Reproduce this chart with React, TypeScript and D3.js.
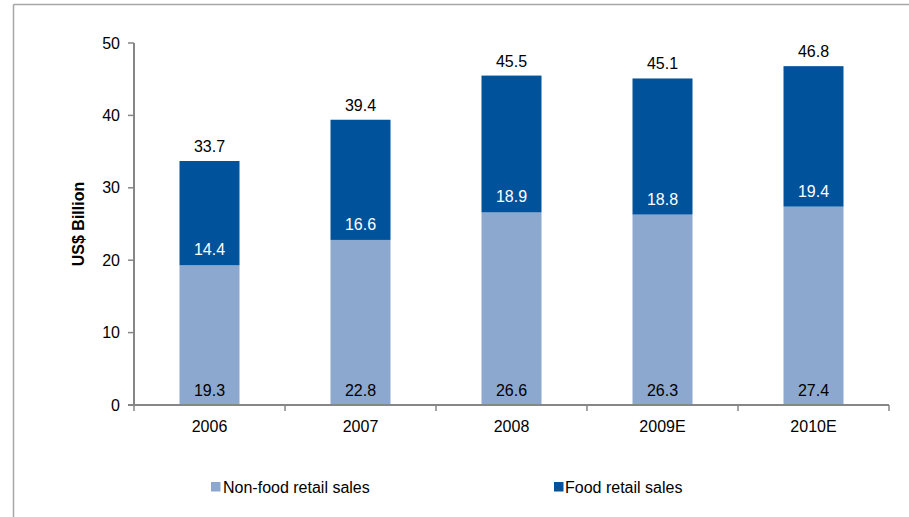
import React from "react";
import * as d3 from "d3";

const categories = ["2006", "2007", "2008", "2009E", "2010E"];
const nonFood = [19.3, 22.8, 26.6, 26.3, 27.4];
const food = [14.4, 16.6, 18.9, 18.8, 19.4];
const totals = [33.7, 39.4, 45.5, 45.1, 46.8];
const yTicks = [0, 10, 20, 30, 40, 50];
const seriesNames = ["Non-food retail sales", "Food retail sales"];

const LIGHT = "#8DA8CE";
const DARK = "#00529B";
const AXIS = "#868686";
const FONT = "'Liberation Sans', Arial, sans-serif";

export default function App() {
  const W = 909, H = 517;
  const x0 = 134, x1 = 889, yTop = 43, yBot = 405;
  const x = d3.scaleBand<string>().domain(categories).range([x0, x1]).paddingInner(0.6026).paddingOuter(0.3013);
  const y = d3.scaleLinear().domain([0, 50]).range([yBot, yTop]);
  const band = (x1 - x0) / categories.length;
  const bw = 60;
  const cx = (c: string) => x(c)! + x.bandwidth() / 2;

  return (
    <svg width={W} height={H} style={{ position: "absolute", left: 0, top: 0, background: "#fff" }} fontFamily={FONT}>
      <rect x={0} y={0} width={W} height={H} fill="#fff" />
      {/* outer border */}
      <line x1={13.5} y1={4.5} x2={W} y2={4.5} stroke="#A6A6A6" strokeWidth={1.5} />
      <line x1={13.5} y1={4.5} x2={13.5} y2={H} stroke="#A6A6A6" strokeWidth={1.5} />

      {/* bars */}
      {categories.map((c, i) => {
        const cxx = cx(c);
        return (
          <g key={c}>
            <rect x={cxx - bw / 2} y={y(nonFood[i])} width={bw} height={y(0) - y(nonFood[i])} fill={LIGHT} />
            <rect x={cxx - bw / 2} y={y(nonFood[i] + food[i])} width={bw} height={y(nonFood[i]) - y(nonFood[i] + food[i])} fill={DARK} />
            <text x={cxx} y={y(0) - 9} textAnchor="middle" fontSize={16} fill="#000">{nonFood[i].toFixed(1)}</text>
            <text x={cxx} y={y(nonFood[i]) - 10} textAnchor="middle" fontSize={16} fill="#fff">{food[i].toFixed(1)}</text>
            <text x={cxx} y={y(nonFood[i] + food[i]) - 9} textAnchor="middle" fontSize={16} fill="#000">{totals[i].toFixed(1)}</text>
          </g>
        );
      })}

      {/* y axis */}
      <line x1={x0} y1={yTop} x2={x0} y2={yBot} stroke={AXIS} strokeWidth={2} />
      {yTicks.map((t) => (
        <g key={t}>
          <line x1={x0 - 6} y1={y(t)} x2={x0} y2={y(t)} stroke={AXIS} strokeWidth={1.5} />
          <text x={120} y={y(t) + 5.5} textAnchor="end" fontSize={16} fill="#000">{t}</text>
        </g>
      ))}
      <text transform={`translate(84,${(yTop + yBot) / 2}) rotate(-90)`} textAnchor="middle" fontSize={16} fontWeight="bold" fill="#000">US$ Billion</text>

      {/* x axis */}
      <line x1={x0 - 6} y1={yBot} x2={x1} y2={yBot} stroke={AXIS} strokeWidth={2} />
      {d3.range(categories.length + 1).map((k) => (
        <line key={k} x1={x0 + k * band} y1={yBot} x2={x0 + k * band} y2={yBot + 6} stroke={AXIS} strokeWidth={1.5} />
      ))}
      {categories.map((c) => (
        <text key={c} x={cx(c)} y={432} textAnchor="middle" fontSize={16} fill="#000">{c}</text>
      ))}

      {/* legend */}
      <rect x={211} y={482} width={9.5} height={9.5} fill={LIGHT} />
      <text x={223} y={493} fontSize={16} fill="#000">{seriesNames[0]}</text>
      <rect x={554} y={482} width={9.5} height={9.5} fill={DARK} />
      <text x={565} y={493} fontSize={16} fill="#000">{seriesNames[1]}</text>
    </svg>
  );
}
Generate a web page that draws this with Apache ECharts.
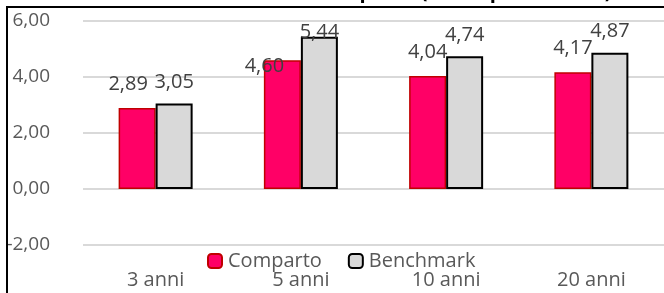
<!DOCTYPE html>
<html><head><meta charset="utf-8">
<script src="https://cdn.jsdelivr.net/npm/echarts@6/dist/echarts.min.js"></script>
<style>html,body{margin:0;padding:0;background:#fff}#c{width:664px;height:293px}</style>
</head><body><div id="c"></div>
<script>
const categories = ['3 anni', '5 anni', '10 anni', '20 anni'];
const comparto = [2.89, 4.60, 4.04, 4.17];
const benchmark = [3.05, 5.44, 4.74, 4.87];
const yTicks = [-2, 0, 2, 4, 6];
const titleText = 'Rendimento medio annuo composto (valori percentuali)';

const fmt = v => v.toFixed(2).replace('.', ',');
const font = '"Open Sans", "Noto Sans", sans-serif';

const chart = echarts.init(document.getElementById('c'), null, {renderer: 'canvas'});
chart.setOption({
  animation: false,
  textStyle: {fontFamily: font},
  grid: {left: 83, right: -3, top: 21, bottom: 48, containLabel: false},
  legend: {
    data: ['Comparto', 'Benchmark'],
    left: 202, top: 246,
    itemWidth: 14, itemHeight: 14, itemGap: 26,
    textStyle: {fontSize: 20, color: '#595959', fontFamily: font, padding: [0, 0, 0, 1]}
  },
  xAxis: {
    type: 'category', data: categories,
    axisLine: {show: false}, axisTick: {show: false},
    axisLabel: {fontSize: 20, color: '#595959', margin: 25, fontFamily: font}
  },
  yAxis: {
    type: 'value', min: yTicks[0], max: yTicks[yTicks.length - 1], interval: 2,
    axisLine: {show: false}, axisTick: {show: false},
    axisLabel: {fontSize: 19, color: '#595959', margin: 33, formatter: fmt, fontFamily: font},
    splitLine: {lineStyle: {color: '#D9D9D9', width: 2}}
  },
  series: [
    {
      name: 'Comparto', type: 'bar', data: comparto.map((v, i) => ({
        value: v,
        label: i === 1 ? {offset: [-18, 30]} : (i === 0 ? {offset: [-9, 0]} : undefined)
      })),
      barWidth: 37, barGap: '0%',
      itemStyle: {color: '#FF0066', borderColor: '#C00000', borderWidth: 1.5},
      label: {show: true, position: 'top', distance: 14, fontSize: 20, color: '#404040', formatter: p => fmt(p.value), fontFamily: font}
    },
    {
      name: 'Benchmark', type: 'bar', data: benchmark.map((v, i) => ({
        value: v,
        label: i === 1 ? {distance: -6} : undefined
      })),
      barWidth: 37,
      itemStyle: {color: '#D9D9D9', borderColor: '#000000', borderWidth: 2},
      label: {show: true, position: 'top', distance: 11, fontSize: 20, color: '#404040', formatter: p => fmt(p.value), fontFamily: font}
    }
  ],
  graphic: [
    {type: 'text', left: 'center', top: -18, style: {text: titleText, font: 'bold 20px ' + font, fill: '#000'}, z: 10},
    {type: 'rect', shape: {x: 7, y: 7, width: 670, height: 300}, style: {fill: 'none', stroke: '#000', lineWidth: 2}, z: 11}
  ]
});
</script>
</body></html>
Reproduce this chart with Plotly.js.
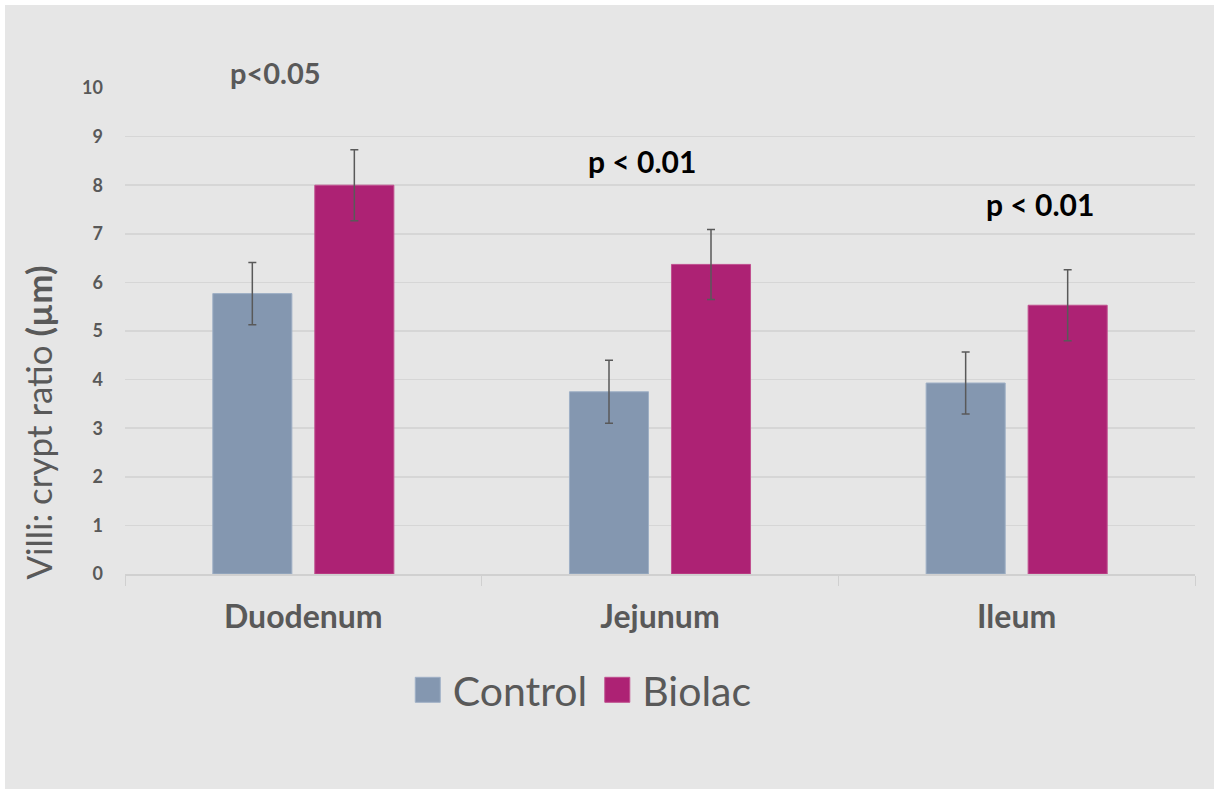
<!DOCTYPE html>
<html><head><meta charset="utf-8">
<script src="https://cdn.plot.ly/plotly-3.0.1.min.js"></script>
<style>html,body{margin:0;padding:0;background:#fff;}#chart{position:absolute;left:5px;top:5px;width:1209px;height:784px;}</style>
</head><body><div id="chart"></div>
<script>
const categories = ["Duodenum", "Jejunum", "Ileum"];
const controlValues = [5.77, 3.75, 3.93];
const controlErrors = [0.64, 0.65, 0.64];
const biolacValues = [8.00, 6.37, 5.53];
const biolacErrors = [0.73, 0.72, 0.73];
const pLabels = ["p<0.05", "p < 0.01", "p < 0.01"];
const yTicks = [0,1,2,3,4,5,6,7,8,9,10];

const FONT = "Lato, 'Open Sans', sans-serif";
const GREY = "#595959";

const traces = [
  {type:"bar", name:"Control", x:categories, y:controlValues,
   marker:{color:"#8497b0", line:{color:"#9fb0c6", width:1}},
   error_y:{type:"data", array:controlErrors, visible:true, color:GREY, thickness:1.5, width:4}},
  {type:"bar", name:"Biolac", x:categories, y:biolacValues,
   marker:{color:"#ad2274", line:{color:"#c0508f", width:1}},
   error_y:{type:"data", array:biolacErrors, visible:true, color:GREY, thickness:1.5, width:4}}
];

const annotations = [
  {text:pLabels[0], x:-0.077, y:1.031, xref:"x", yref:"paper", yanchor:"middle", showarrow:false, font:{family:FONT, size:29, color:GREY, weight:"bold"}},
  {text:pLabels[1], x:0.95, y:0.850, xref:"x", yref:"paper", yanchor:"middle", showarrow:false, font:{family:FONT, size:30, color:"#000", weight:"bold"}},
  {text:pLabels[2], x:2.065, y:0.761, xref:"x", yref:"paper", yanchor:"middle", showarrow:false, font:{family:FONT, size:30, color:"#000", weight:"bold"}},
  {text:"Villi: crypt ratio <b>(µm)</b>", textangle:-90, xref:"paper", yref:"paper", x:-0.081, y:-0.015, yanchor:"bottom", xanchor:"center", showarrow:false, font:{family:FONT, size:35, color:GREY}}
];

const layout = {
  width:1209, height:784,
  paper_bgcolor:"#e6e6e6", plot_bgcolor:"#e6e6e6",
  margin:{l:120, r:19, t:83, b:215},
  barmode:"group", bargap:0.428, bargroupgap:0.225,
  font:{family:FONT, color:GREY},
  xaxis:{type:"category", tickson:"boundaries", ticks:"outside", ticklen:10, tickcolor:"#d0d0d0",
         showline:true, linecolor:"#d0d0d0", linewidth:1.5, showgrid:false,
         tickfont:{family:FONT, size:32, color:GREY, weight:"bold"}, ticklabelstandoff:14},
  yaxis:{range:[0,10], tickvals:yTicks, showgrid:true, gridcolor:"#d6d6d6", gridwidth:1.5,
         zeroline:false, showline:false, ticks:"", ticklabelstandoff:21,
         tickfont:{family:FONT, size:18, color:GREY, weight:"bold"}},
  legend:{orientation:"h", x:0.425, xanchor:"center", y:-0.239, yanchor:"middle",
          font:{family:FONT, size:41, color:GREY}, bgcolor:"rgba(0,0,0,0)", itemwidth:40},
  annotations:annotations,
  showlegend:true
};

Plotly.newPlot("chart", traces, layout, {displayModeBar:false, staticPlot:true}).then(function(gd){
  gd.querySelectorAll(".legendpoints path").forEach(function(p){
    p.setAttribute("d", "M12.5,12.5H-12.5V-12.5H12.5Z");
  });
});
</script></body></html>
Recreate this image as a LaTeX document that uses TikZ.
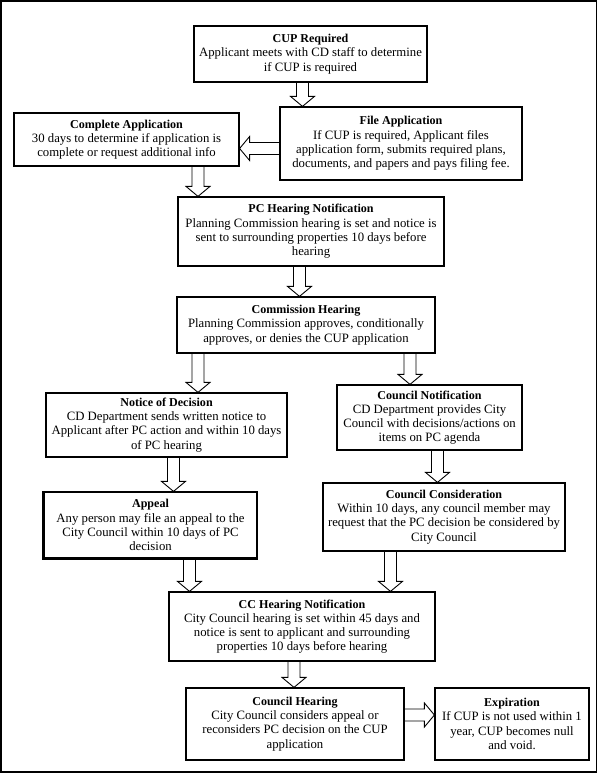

● ● ● ● ● ● ●

[What the exercise asks]
Repeat the listing above from its first line through the line that contains "import * as", both included, and nothing more. Drop the pictures.

[Answer for the task]
Reproduce this chart with React, TypeScript and D3.js.
import React from "react";
import * as d3 from "d3";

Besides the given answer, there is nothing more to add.